_Goal:_
Output every line of the data exactly as it appears.

## start Data segment

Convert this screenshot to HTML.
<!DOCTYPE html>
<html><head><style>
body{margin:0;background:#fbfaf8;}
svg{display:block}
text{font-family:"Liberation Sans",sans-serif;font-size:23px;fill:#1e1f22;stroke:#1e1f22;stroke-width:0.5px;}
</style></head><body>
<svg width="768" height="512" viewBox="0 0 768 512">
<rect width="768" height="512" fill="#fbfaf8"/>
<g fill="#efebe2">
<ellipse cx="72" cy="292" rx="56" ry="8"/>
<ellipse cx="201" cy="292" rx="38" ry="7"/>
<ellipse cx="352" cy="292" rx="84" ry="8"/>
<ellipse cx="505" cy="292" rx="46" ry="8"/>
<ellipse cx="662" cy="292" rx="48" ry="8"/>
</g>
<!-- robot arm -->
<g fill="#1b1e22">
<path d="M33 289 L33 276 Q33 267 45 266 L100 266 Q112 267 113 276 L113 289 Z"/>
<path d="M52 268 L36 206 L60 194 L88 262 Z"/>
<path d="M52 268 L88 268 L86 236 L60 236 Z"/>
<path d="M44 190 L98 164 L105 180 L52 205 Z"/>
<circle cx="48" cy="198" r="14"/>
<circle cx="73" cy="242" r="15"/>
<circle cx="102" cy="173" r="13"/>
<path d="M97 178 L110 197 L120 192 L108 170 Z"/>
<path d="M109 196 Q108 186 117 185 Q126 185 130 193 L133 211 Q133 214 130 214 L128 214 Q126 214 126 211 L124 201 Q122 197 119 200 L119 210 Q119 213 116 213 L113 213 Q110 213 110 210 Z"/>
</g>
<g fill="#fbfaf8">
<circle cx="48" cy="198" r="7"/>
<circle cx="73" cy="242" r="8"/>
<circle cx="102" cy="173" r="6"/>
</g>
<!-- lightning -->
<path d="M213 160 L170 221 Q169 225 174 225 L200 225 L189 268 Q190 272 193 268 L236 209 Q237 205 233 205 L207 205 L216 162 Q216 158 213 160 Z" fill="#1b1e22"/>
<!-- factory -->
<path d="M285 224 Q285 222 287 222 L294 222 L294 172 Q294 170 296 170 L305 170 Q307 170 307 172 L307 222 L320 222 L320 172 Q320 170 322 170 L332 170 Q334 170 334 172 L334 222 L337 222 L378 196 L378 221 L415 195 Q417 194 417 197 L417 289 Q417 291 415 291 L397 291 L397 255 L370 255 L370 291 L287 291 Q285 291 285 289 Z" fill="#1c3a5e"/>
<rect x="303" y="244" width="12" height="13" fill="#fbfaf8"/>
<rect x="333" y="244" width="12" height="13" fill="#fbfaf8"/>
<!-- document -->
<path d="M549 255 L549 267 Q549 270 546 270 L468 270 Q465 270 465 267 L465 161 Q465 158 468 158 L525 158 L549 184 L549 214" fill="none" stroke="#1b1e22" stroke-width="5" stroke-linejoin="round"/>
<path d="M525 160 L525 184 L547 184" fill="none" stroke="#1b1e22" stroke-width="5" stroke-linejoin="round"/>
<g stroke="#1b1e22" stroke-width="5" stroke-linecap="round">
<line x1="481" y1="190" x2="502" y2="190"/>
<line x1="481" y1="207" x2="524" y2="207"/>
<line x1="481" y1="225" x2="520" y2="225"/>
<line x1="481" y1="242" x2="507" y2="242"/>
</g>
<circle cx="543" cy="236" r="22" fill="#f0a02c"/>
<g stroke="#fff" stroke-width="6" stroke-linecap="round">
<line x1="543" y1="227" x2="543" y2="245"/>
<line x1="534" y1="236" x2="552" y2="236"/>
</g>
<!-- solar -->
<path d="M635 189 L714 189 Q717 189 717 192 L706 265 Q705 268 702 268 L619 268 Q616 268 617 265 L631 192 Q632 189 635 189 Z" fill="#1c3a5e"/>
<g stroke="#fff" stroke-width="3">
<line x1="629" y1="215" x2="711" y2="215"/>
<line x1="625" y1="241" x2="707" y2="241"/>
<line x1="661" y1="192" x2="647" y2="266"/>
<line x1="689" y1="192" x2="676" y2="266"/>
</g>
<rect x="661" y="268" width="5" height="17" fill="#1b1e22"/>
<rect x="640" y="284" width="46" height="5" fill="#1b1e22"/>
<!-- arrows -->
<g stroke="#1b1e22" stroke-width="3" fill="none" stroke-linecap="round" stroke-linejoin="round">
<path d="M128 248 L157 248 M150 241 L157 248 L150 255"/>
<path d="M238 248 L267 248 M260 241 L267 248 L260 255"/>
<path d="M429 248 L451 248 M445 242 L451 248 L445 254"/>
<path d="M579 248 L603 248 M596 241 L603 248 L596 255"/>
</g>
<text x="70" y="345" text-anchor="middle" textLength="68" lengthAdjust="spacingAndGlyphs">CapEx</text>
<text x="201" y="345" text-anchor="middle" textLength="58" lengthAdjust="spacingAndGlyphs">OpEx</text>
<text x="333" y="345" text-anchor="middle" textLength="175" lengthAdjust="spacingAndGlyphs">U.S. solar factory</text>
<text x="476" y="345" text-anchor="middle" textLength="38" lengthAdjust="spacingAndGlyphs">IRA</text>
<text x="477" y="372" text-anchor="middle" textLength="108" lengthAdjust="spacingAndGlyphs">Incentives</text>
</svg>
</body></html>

## end Data segment

_Result below:_
Convert this screenshot to HTML.
<!DOCTYPE html>
<html><head><style>
body{margin:0;background:#fbfaf8;}
svg{display:block}
text{font-family:"Liberation Sans",sans-serif;font-size:23px;fill:#1e1f22;stroke:#1e1f22;stroke-width:0.5px;}
</style></head><body>
<svg width="768" height="512" viewBox="0 0 768 512">
<rect width="768" height="512" fill="#fbfaf8"/>
<g fill="#efebe2">
<ellipse cx="72" cy="292" rx="56" ry="8"/>
<ellipse cx="201" cy="292" rx="38" ry="7"/>
<ellipse cx="352" cy="292" rx="84" ry="8"/>
<ellipse cx="505" cy="292" rx="46" ry="8"/>
<ellipse cx="662" cy="292" rx="48" ry="8"/>
</g>
<!-- robot arm -->
<g fill="#1b1e22">
<path d="M33 289 L33 276 Q33 267 45 266 L100 266 Q112 267 113 276 L113 289 Z"/>
<path d="M52 268 L36 206 L60 194 L88 262 Z"/>
<path d="M52 268 L88 268 L86 236 L60 236 Z"/>
<path d="M44 190 L98 164 L105 180 L52 205 Z"/>
<circle cx="48" cy="198" r="14"/>
<circle cx="73" cy="242" r="15"/>
<circle cx="102" cy="173" r="13"/>
<path d="M97 178 L110 197 L120 192 L108 170 Z"/>
<path d="M109 196 Q108 186 117 185 Q126 185 130 193 L133 211 Q133 214 130 214 L128 214 Q126 214 126 211 L124 201 Q122 197 119 200 L119 210 Q119 213 116 213 L113 213 Q110 213 110 210 Z"/>
</g>
<g fill="#fbfaf8">
<circle cx="48" cy="198" r="7"/>
<circle cx="73" cy="242" r="8"/>
<circle cx="102" cy="173" r="6"/>
</g>
<!-- lightning -->
<path d="M213 160 L170 221 Q169 225 174 225 L200 225 L189 268 Q190 272 193 268 L236 209 Q237 205 233 205 L207 205 L216 162 Q216 158 213 160 Z" fill="#1b1e22"/>
<!-- factory -->
<path d="M285 224 Q285 222 287 222 L294 222 L294 172 Q294 170 296 170 L305 170 Q307 170 307 172 L307 222 L320 222 L320 172 Q320 170 322 170 L332 170 Q334 170 334 172 L334 222 L337 222 L378 196 L378 221 L415 195 Q417 194 417 197 L417 289 Q417 291 415 291 L397 291 L397 255 L370 255 L370 291 L287 291 Q285 291 285 289 Z" fill="#1c3a5e"/>
<rect x="303" y="244" width="12" height="13" fill="#fbfaf8"/>
<rect x="333" y="244" width="12" height="13" fill="#fbfaf8"/>
<!-- document -->
<path d="M549 255 L549 267 Q549 270 546 270 L468 270 Q465 270 465 267 L465 161 Q465 158 468 158 L525 158 L549 184 L549 214" fill="none" stroke="#1b1e22" stroke-width="5" stroke-linejoin="round"/>
<path d="M525 160 L525 184 L547 184" fill="none" stroke="#1b1e22" stroke-width="5" stroke-linejoin="round"/>
<g stroke="#1b1e22" stroke-width="5" stroke-linecap="round">
<line x1="481" y1="190" x2="502" y2="190"/>
<line x1="481" y1="207" x2="524" y2="207"/>
<line x1="481" y1="225" x2="520" y2="225"/>
<line x1="481" y1="242" x2="507" y2="242"/>
</g>
<circle cx="543" cy="236" r="22" fill="#f0a02c"/>
<g stroke="#fff" stroke-width="6" stroke-linecap="round">
<line x1="543" y1="227" x2="543" y2="245"/>
<line x1="534" y1="236" x2="552" y2="236"/>
</g>
<!-- solar -->
<path d="M635 189 L714 189 Q717 189 717 192 L706 265 Q705 268 702 268 L619 268 Q616 268 617 265 L631 192 Q632 189 635 189 Z" fill="#1c3a5e"/>
<g stroke="#fff" stroke-width="3">
<line x1="629" y1="215" x2="711" y2="215"/>
<line x1="625" y1="241" x2="707" y2="241"/>
<line x1="661" y1="192" x2="647" y2="266"/>
<line x1="689" y1="192" x2="676" y2="266"/>
</g>
<rect x="661" y="268" width="5" height="17" fill="#1b1e22"/>
<rect x="640" y="284" width="46" height="5" fill="#1b1e22"/>
<!-- arrows -->
<g stroke="#1b1e22" stroke-width="3" fill="none" stroke-linecap="round" stroke-linejoin="round">
<path d="M128 248 L157 248 M150 241 L157 248 L150 255"/>
<path d="M238 248 L267 248 M260 241 L267 248 L260 255"/>
<path d="M429 248 L451 248 M445 242 L451 248 L445 254"/>
<path d="M579 248 L603 248 M596 241 L603 248 L596 255"/>
</g>
<text x="70" y="345" text-anchor="middle" textLength="68" lengthAdjust="spacingAndGlyphs">CapEx</text>
<text x="201" y="345" text-anchor="middle" textLength="58" lengthAdjust="spacingAndGlyphs">OpEx</text>
<text x="333" y="345" text-anchor="middle" textLength="175" lengthAdjust="spacingAndGlyphs">U.S. solar factory</text>
<text x="476" y="345" text-anchor="middle" textLength="38" lengthAdjust="spacingAndGlyphs">IRA</text>
<text x="477" y="372" text-anchor="middle" textLength="108" lengthAdjust="spacingAndGlyphs">Incentives</text>
</svg>
</body></html>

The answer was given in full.